Les victimes de ces situations au Nigeria se plaignent souvent de l’absence de réaction des forces de sécurité. Êtes-vous d’accord avec elles ?
Oui, c’est le cas. J’ai lu des rapports qui suggèrent que l’armée et les forces de sécurité sont complices, car si elles étaient vraiment à la hauteur, elles auraient dû recueillir des renseignements. Comme je l’ai dit, il y a eu des rumeurs, y compris sur les heures auxquelles ils allaient attaquer. Cela aurait dû mettre les services de sécurité en état d’alerte, mais comme souvent, ils ont été pris au dépourvu.
Qu’ont fait les dirigeants politiques ?
Nous avons affaire à des dirigeants absents. Nos dirigeants ne vivent pas dans la communauté, ils ne comprennent donc pas les problèmes qui dérangent les gens, et nous en arrivons à un point où si rien n’est fait de manière radicale pour faire face à cette tempête qui s’accumule, la tendance des gens à se faire justice eux-mêmes est assez élevée.
De nombreuses personnes doivent se tourner vers vous pour trouver du réconfort et un soutien spirituel. Quelle est l’importance de votre rôle pour la communauté aujourd’hui ?

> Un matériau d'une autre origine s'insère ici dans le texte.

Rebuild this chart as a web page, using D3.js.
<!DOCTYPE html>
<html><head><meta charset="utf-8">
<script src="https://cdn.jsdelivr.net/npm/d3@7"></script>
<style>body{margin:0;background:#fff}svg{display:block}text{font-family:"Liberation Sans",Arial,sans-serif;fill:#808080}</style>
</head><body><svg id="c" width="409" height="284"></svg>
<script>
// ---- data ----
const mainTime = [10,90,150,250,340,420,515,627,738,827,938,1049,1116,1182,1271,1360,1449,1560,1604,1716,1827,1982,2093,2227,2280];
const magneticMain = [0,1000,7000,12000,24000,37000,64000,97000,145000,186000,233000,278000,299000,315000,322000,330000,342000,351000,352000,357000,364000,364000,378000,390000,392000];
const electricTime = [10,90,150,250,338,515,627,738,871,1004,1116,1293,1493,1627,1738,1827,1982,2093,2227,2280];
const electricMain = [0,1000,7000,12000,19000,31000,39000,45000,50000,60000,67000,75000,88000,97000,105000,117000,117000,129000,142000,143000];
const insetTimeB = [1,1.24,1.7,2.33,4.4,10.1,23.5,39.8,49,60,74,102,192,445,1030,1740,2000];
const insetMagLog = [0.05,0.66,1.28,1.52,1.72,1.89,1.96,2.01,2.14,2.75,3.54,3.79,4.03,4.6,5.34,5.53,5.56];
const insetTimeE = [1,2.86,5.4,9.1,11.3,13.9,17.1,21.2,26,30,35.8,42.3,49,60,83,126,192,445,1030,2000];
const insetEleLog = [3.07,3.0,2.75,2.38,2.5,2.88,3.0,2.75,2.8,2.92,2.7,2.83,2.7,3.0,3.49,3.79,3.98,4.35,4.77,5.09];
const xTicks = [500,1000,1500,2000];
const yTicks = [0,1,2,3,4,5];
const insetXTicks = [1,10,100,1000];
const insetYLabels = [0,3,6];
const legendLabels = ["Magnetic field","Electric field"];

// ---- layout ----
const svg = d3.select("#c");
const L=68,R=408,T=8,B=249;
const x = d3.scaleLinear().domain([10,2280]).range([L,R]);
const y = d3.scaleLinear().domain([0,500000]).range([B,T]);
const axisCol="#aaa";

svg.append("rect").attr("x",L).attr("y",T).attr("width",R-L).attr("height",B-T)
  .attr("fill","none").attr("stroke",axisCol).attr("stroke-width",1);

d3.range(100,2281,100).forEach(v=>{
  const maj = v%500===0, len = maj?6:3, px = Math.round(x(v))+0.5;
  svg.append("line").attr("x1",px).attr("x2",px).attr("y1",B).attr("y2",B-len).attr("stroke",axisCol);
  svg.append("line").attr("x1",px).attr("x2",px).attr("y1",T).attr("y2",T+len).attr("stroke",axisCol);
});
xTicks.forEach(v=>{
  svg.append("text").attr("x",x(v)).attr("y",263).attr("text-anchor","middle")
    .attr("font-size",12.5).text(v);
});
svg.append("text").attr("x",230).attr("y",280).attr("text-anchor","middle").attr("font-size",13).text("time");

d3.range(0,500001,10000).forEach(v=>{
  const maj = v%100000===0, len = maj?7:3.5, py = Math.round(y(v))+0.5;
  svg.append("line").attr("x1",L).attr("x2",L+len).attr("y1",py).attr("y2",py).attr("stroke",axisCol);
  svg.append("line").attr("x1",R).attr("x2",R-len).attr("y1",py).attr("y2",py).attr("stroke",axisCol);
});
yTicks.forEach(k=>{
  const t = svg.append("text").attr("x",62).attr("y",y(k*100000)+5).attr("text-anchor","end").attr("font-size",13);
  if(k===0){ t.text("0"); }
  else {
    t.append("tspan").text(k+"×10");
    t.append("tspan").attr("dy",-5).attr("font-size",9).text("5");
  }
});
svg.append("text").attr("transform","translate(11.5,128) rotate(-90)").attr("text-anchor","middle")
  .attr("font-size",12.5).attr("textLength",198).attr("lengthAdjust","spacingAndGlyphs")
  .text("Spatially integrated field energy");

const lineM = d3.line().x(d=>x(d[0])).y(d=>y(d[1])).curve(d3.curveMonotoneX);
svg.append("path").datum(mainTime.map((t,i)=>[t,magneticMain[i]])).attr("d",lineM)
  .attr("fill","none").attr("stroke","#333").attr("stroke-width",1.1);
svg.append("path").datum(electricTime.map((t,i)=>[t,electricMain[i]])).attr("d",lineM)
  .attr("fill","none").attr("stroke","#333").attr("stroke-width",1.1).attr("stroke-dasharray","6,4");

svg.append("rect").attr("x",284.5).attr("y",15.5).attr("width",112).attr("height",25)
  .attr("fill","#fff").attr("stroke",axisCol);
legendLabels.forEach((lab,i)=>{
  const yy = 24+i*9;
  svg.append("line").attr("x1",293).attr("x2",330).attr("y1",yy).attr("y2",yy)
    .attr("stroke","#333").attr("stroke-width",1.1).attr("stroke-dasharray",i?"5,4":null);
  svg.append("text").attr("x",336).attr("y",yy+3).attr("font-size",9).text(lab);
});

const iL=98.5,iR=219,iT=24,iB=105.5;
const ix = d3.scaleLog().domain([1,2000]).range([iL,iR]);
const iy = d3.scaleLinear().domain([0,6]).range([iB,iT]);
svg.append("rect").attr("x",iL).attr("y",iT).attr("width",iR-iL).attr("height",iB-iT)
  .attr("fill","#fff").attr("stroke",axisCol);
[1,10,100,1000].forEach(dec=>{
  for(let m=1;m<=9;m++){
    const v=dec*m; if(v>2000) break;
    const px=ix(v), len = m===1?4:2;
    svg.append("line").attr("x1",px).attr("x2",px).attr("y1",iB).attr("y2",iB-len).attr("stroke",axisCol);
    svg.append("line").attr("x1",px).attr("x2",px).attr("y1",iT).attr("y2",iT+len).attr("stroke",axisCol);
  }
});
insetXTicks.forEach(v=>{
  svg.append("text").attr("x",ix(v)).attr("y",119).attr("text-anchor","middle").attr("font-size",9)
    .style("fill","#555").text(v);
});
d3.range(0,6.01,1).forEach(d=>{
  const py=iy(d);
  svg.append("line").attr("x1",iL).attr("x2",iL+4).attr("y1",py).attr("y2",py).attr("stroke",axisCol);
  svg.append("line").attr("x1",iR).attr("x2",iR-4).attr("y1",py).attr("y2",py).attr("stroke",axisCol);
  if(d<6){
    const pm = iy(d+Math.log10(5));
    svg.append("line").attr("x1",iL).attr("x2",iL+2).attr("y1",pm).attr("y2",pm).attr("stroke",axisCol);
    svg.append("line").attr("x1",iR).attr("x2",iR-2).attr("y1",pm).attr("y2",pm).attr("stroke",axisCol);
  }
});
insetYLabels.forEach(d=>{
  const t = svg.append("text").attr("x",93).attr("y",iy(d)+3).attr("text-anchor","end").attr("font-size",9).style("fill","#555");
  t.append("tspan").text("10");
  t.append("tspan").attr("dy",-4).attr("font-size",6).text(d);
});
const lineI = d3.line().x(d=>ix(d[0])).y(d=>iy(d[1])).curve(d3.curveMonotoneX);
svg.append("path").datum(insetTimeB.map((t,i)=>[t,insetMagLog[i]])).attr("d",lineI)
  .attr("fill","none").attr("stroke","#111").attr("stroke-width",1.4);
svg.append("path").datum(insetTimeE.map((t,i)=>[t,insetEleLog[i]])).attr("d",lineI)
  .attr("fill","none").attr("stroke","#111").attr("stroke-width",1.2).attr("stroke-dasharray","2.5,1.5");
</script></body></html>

C’est un véritable défi en ce moment, car nous sommes confrontés à un énorme déluge de personnes déplacées à l’intérieur du pays. Les chrétiens des villages affluent dans les centres-villes pour y trouver un abri, de la nourriture et des vêtements, alors qu’il fait très froid, comme en Europe à cette époque. En raison de l’absence de réponse officielle, les églises sont souvent laissées à elles-mêmes pour répondre à de telles situations d’urgence. Des centaines de personnes déplacées se retrouvent dans les enceintes des églises, qui doivent trouver de la nourriture, des vêtements et des ressources financières pour intervenir dans ces situations d’urgence. La situation actuelle est en effet désastreuse. Bien que quelques chrétiens désabusés par ces attaques non provoquées soient tentés de revenir aux méthodes traditionnelles africaines (syncrétisme) pour répondre à ces situations d’urgence, la grande majorité d’entre eux s’inspirent des Écritures, de la vie de l’Église primitive et des saints dans des moments comme celui-ci.